Entries taken from a collection:

——————————

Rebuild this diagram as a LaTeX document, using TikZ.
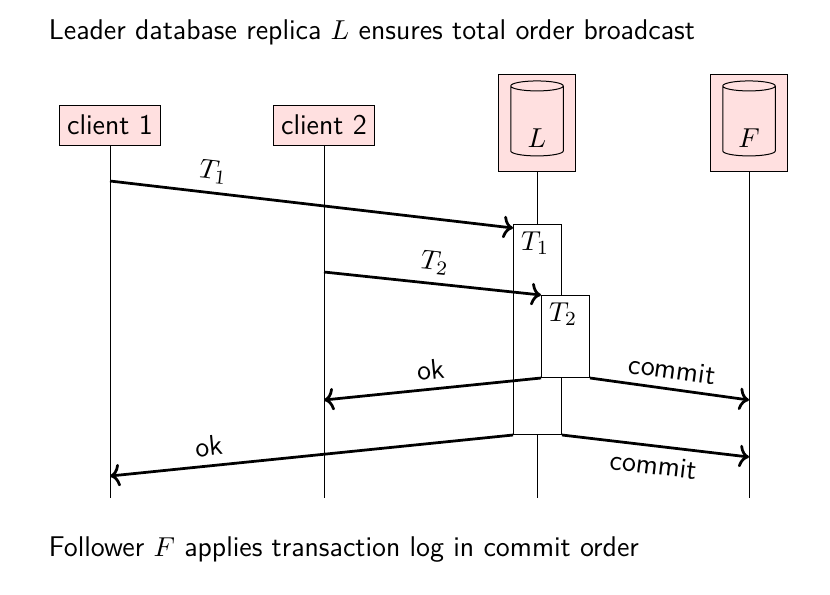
\documentclass[tikz,border=0pt]{standalone}
\usepackage{tikz}
\usetikzlibrary{shapes.geometric,arrows.meta}
\begin{document}
\begin{tikzpicture}[x=0.4pt,y=-0.4pt,font=\fontsize{11.4}{13}\sffamily]
  \tikzset{ActorStyle/.style = {
    shape         = rectangle,
    draw          = black,
    fill          = red!12,
    inner sep     = 3pt,
    minimum height= 16pt
    }
  }
  \tikzset{MsgStyle/.style = {
    draw          = black,
    line width    = 1.1pt,
    -{To[length=4pt,width=9pt]}
    }
  }
  \tikzset{LifeStyle/.style = {draw = black, thin}}
  \useasboundingbox (0,0) rectangle (830,594);

	\node[anchor=west](title) at (40,32) {Leader database replica $L$ ensures total order broadcast};
	\node[anchor=west](foot) at (40,550) {Follower $F$ applies transaction log in commit order};

	\node[ActorStyle](C1) at (110,125) {client 1};
	\node[ActorStyle](C2) at (324,125) {client 2};
	\node[ActorStyle, minimum width=31pt, minimum height=39pt](L) at (537,123) {};
	\node[ActorStyle, minimum width=31pt, minimum height=39pt](F) at (749,123) {};
	\node[draw, cylinder, shape border rotate=90, aspect=0.6, minimum width=21pt, minimum height=30pt, fill=red!12](Ldb) at (537,123) {};
	\node at (537,138) {$L$};
	\node[draw, cylinder, shape border rotate=90, aspect=0.6, minimum width=21pt, minimum height=30pt, fill=red!12](Fdb) at (749,123) {};
	\node at (749,138) {$F$};

	\coordinate (C1e) at (110,498);
	\coordinate (C2e) at (324,498);
	\coordinate (Le) at (537,498);
	\coordinate (Fe) at (749,498);
	\draw[LifeStyle](C1) -- (C1e);
	\draw[LifeStyle](C2) -- (C2e);
	\draw[LifeStyle](L) -- (Le);
	\draw[LifeStyle](F) -- (Fe);

	% activation boxes
	\node[draw, fill=white, anchor=north west, minimum width=19.2pt, minimum height=84pt, inner sep=0pt](A1) at (513,224) {};
	\node[anchor=north west, inner sep=3pt] at (A1.north west) {$T_1$};
	\node[draw, fill=white, anchor=north west, minimum width=19.2pt, minimum height=32.8pt, inner sep=0pt](A2) at (541,295) {};
	\node[anchor=north west, inner sep=3pt] at (A2.north west) {$T_2$};

	\coordinate (s1) at (110,181);
	\coordinate (t1) at (513,228);
	\coordinate (s2) at (324,272);
	\coordinate (t2) at (541,295);
	\coordinate (ok1) at (324,400);
	\coordinate (cm1) at (749,400);
	\coordinate (ok2) at (110,476);
	\coordinate (cm2) at (749,457);
	\draw[MsgStyle](s1) -- node[pos=0.25, above, sloped]{$T_1$} (t1);
	\draw[MsgStyle](s2) -- node[above, sloped]{$T_2$} (t2);
	\draw[MsgStyle](A2.south west) -- node[above, sloped]{ok} (ok1);
	\draw[MsgStyle](A2.south east) -- node[above, sloped]{commit} (cm1);
	\draw[MsgStyle](A1.south west) -- node[pos=0.75, above, sloped]{ok} (ok2);
	\draw[MsgStyle](A1.south east) -- node[pos=0.5, below, sloped]{commit} (cm2);

\end{tikzpicture}
\end{document}
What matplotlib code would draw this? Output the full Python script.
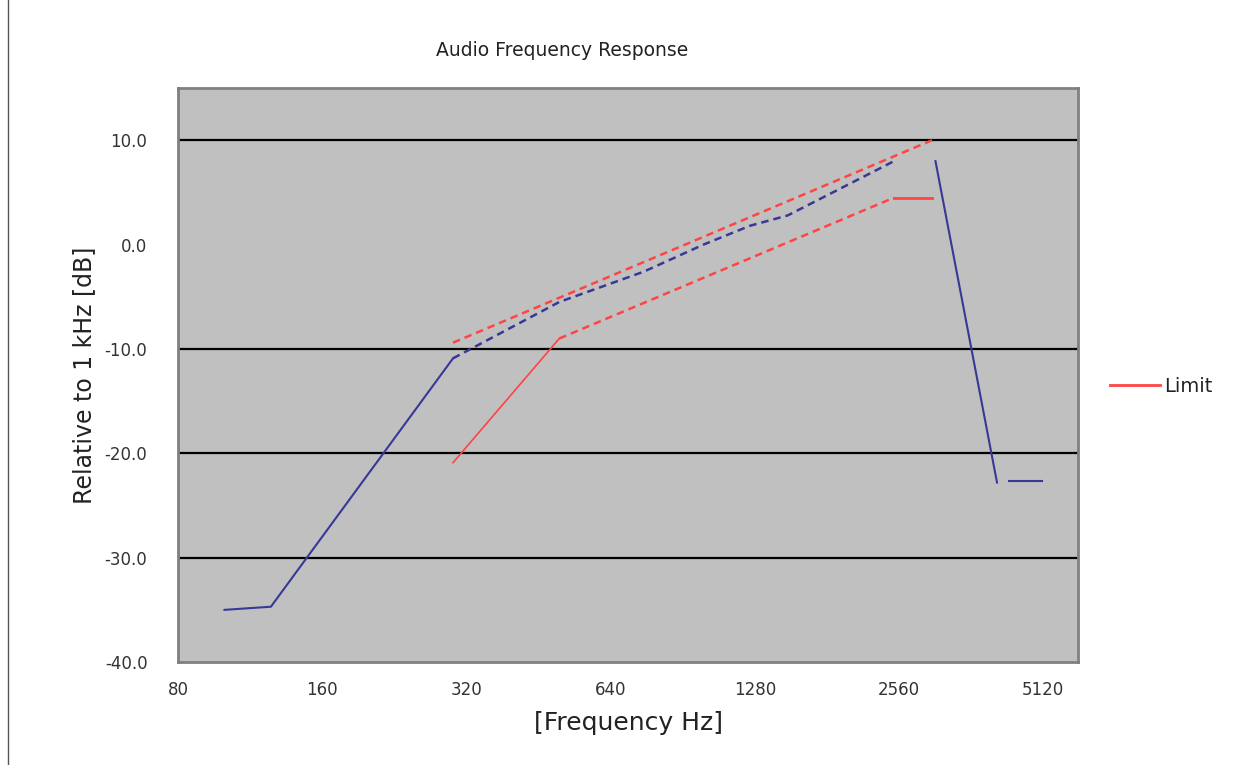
import numpy as np
import matplotlib
matplotlib.use("Agg")
import matplotlib.pyplot as plt
from matplotlib.lines import Line2D

plt.rcParams['font.family'] = ['DejaVu Sans']

# measured response (blue)
blue_freq = [100, 125, 300, 500, 750, 1000, 1250, 1500, 2500, 3050, 4100, 4350, 5100]
blue_db = [-35.0, -34.7, -10.9, -5.5, -2.6, 0.0, 1.8, 2.8, 8.0, 8.0, -22.8, -22.7, -22.7]

# limit lines (red)
upper_freq = [300, 3000]
upper_db = [-9.4, 10.0]
lower_freq = [300, 500, 2500, 3000]
lower_db = [-20.9, -9.0, 4.5, 4.5]

xticks = [80, 160, 320, 640, 1280, 2560, 5120]
yticks = [-40, -30, -20, -10, 0, 10]
ytick_labels = ["-40.0", "-30.0", "-20.0", "-10.0", "0.0", "10.0"]
grid_levels = [10, -10, -20, -30]

blue = "#383896"
red = "#ff4444"
dash = (3, 2)

fig = plt.figure(figsize=(12.53, 7.65), dpi=100)
ax = fig.add_axes([0.1421, 0.1346, 0.7182, 0.7503])
ax.set_facecolor("#c0c0c0")

for g in grid_levels:
    ax.axhline(g, color="black", lw=1.6, zorder=1)

bf = np.array(blue_freq)
bd = np.array(blue_db)
ax.plot(bf[0:3], bd[0:3], color=blue, lw=1.5, zorder=3)
ax.plot(bf[2:9], bd[2:9], color=blue, lw=1.8, dashes=dash, zorder=3)
ax.plot(bf[9:11], bd[9:11], color=blue, lw=1.5, zorder=3)
ax.plot(bf[11:13], bd[11:13], color=blue, lw=1.5, zorder=3)

lf = np.array(lower_freq)
ld = np.array(lower_db)
ax.plot(upper_freq, upper_db, color=red, lw=1.8, dashes=dash, zorder=3)
ax.plot(lf[0:2], ld[0:2], color=red, lw=1.2, zorder=3)
ax.plot(lf[1:3], ld[1:3], color=red, lw=1.8, dashes=dash, zorder=3)
ax.plot(lf[2:4], ld[2:4], color=red, lw=2.0, zorder=3)

ax.set_xscale("log", base=2)
ax.set_xlim(80, 6050)
ax.set_ylim(-40, 15)
ax.set_xticks(xticks)
ax.set_xticklabels([str(t) for t in xticks])
ax.xaxis.set_minor_locator(matplotlib.ticker.NullLocator())
ax.set_yticks(yticks)
ax.set_yticklabels(ytick_labels)
ax.tick_params(axis="both", length=0, labelsize=12, colors="#333333")
ax.tick_params(axis="y", pad=22)
ax.tick_params(axis="x", pad=14)

for s in ax.spines.values():
    s.set_color("#808080")
    s.set_linewidth(2)

ax.set_xlabel("[Frequency Hz]", fontsize=18, labelpad=8, color="#222222")
ax.set_ylabel("Relative to 1 kHz [dB]", fontsize=17, labelpad=6, color="#222222")
fig.text(562 / 1253, 1 - 50 / 765, "Audio Frequency Response", fontsize=13.5,
         ha="center", va="center", color="#222222")

lim_handle = Line2D([], [], color=red, lw=2)
fig.legend(handles=[lim_handle], labels=["Limit"], loc="center left",
           bbox_to_anchor=(1092 / 1253, 1 - 386 / 765), frameon=False,
           fontsize=14, handlelength=2.6, handletextpad=0.2, labelcolor="#222222")

fig.add_artist(Line2D([8 / 1253, 8 / 1253], [0, 1], color="#555555", lw=1))

fig.savefig("out.png", dpi=100)
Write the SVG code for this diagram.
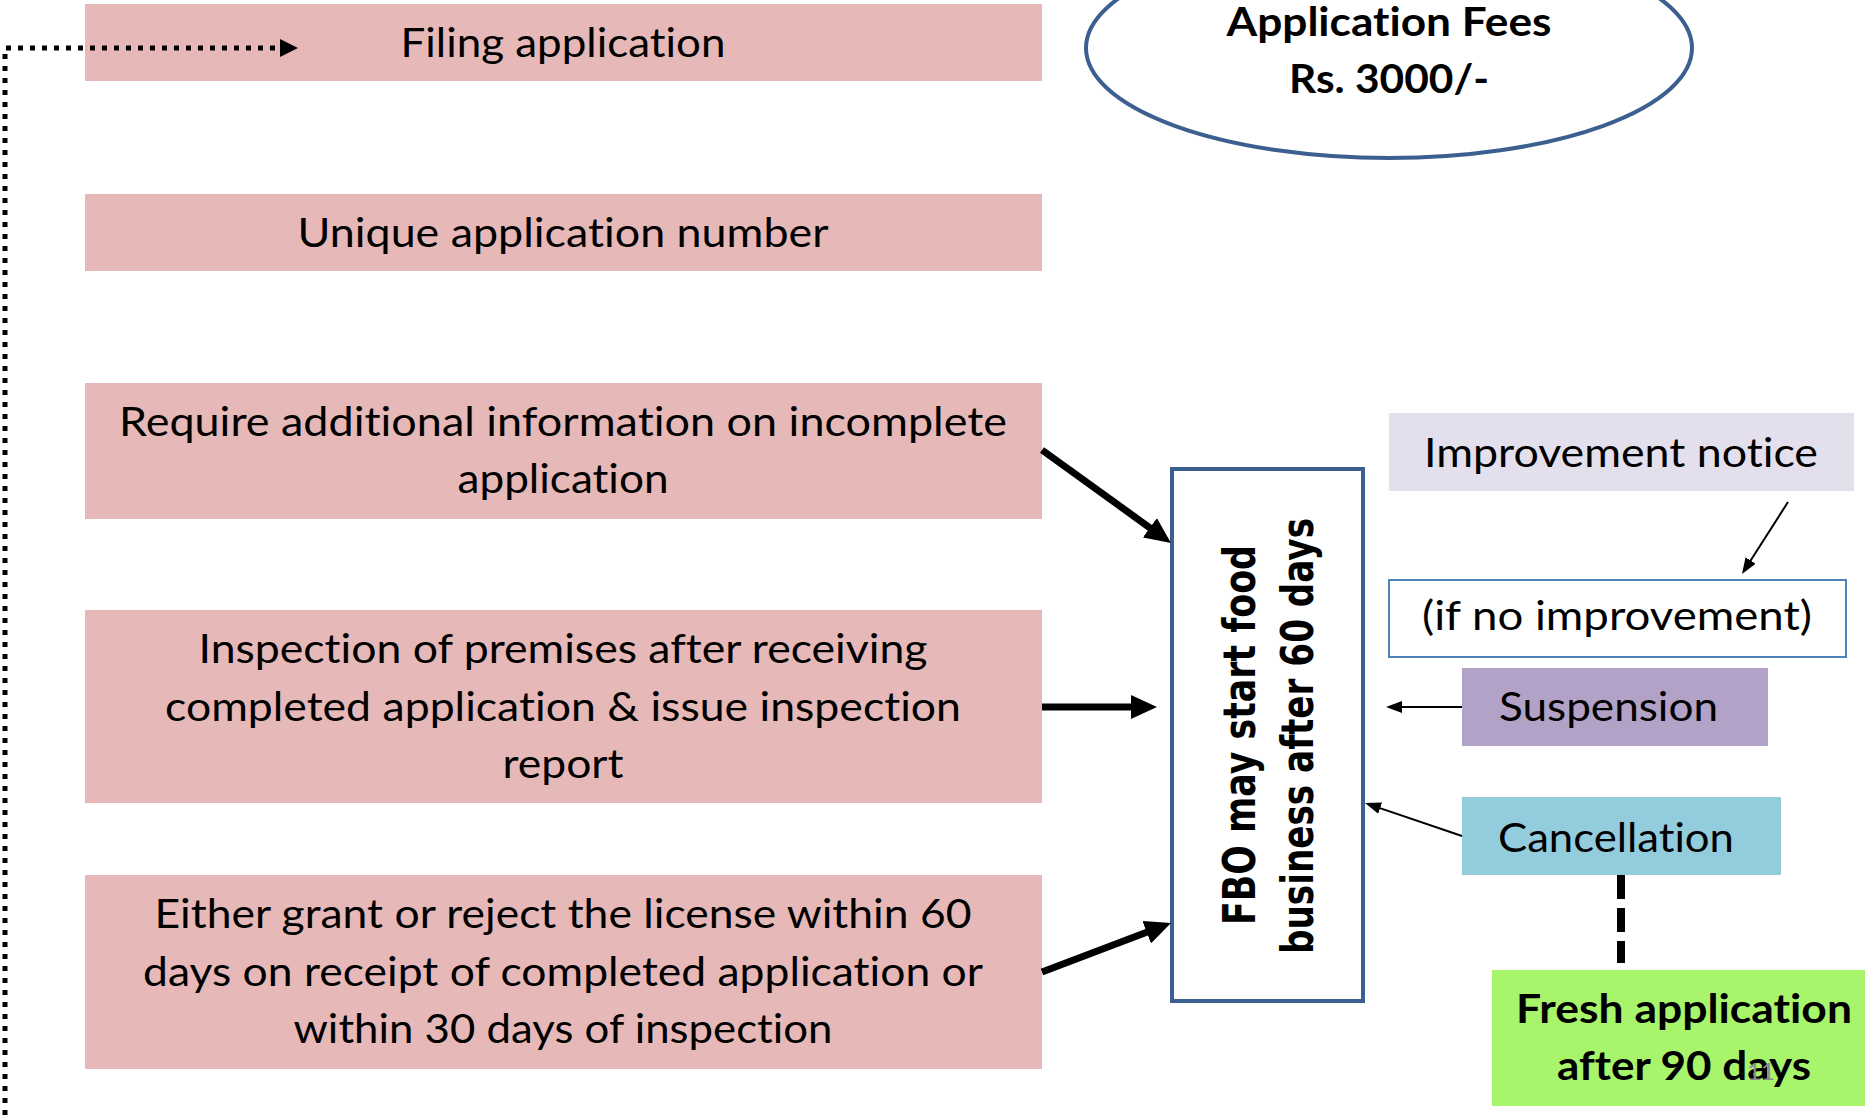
<svg xmlns="http://www.w3.org/2000/svg" width="1865" height="1115" viewBox="0 0 1865 1115">
<style>
.t{font-family:Lato,"Open Sans","Liberation Sans",sans-serif;font-size:40px;fill:#000;text-anchor:middle;font-variant-ligatures:none}
.b{font-weight:bold}
.fbo{font-family:"DejaVu Sans",Verdana,sans-serif;font-weight:bold;font-size:44px;fill:#000;text-anchor:middle}
.pink{fill:#e6b8b7}
.thick{stroke:#000;stroke-width:7;fill:none}
.thin{stroke:#000;stroke-width:2;fill:none}
</style>
<defs>
<marker id="big" markerUnits="userSpaceOnUse" viewBox="0 0 26 24" markerWidth="26" markerHeight="24" refX="12" refY="12" orient="auto"><path d="M0,0 L26,12 L0,24 z" fill="#000"/></marker>
<marker id="small" markerUnits="userSpaceOnUse" viewBox="0 0 16 12" markerWidth="16" markerHeight="12" refX="8" refY="6" orient="auto"><path d="M0,0 L16,6 L0,12 z" fill="#000"/></marker>
<marker id="dot" markerUnits="userSpaceOnUse" viewBox="0 0 18 18" markerWidth="18" markerHeight="18" refX="0" refY="9" orient="auto"><path d="M0,0 L18,9 L0,18 z" fill="#000"/></marker>
</defs>
<rect width="1865" height="1115" fill="#fff"/>

<g id="filing"><rect class="pink" x="85" y="4" width="957" height="77"/><text class="t" x="563" y="57" textLength="325" lengthAdjust="spacingAndGlyphs">Filing application</text></g>
<g id="unique"><rect class="pink" x="85" y="194" width="957" height="77"/><text class="t" x="563" y="247" textLength="531" lengthAdjust="spacingAndGlyphs">Unique application number</text></g>
<g id="require"><rect class="pink" x="85" y="383" width="957" height="136"/><text class="t" x="563" y="436" textLength="888" lengthAdjust="spacingAndGlyphs">Require additional information on incomplete</text><text class="t" x="563" y="493" textLength="211" lengthAdjust="spacingAndGlyphs">application</text></g>
<g id="inspection"><rect class="pink" x="85" y="610" width="957" height="193"/><text class="t" x="563" y="663" textLength="729" lengthAdjust="spacingAndGlyphs">Inspection of premises after receiving</text><text class="t" x="563" y="721" textLength="796" lengthAdjust="spacingAndGlyphs">completed application &amp; issue inspection</text><text class="t" x="563" y="778" textLength="121" lengthAdjust="spacingAndGlyphs">report</text></g>
<g id="either"><rect class="pink" x="85" y="875" width="957" height="194"/><text class="t" x="563" y="928" textLength="817" lengthAdjust="spacingAndGlyphs">Either grant or reject the license within 60</text><text class="t" x="563" y="986" textLength="840" lengthAdjust="spacingAndGlyphs">days on receipt of completed application or</text><text class="t" x="563" y="1043" textLength="539" lengthAdjust="spacingAndGlyphs">within 30 days of inspection</text></g>

<g id="fees"><ellipse cx="1389" cy="48" rx="303" ry="110" fill="#fff" stroke="#3b5f8f" stroke-width="4"/><text class="t b" x="1389" y="36" textLength="325" lengthAdjust="spacingAndGlyphs">Application Fees</text><text class="t b" x="1389" y="93" textLength="200" lengthAdjust="spacingAndGlyphs">Rs. 3000/-</text></g>

<g id="fbo"><rect x="1172" y="469" width="191" height="532" fill="#fff" stroke="#3b5f8f" stroke-width="4"/><text class="fbo" transform="translate(1255,735) rotate(-90)" textLength="380" lengthAdjust="spacingAndGlyphs">FBO may start food</text><text class="fbo" transform="translate(1313,736) rotate(-90)" textLength="436" lengthAdjust="spacingAndGlyphs">business after 60 days</text></g>

<g id="improvement"><rect x="1389" y="413" width="465" height="78" fill="#e4dfec"/><text class="t" x="1621" y="467" textLength="394" lengthAdjust="spacingAndGlyphs">Improvement notice</text></g>
<g id="noimprovement"><rect x="1389" y="580" width="457" height="77" fill="#fff" stroke="#4f81bd" stroke-width="2"/><text class="t" x="1617" y="630" textLength="390" lengthAdjust="spacingAndGlyphs">(if no improvement)</text></g>
<g id="suspension"><rect x="1462" y="668" width="306" height="78" fill="#b3a2c7"/><text class="t" x="1608.5" y="721" textLength="219" lengthAdjust="spacingAndGlyphs">Suspension</text></g>
<g id="cancellation"><rect x="1462" y="797" width="319" height="78" fill="#93cddd"/><text class="t" x="1616" y="852" textLength="236" lengthAdjust="spacingAndGlyphs">Cancellation</text></g>
<g id="fresh"><rect x="1492" y="970" width="373" height="136" fill="#a8f56c"/><text class="t b" x="1684" y="1023" textLength="336" lengthAdjust="spacingAndGlyphs">Fresh application</text><text class="t b" x="1684" y="1080" textLength="254" lengthAdjust="spacingAndGlyphs">after 90 days</text></g>
<g id="slidenum"><text x="1761" y="1080" font-family="Lato,'Liberation Sans',sans-serif" font-size="24" fill="#8c8c8c" text-anchor="middle">11</text></g>

<g id="connectors">
<path d="M5,1115 L5,48 L280,48" fill="none" stroke="#000" stroke-width="5" stroke-dasharray="5 7" marker-end="url(#dot)"/>
<line class="thick" x1="1042" y1="450" x2="1159.6" y2="534.8" marker-end="url(#big)"/>
<line class="thick" x1="1042" y1="707" x2="1143" y2="707" marker-end="url(#big)"/>
<line class="thick" x1="1042" y1="972" x2="1157.9" y2="928" marker-end="url(#big)"/>
<line class="thin" x1="1788" y1="502" x2="1746.3" y2="567.3" marker-end="url(#small)"/>
<line class="thin" x1="1462" y1="707" x2="1394" y2="707" marker-end="url(#small)"/>
<line class="thin" x1="1462" y1="836" x2="1372.6" y2="805.6" marker-end="url(#small)"/>
<line x1="1621" y1="875" x2="1621" y2="963" stroke="#000" stroke-width="8" stroke-dasharray="24 9"/>
</g>
</svg>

——————————

**SET TASK**: What lines above run from the one with "What matplotlib code" to the one with "plt.rcParams['font.family'] = ['DejaVu Sans']"? Give them again exactly, ends included, and leave the pictures out.

**EXERCISE SOLUTION**:
What matplotlib code would draw this? Output the full Python script.
import numpy as np
import matplotlib
matplotlib.use("Agg")
import matplotlib.pyplot as plt
from matplotlib.lines import Line2D

plt.rcParams['font.family'] = ['DejaVu Sans']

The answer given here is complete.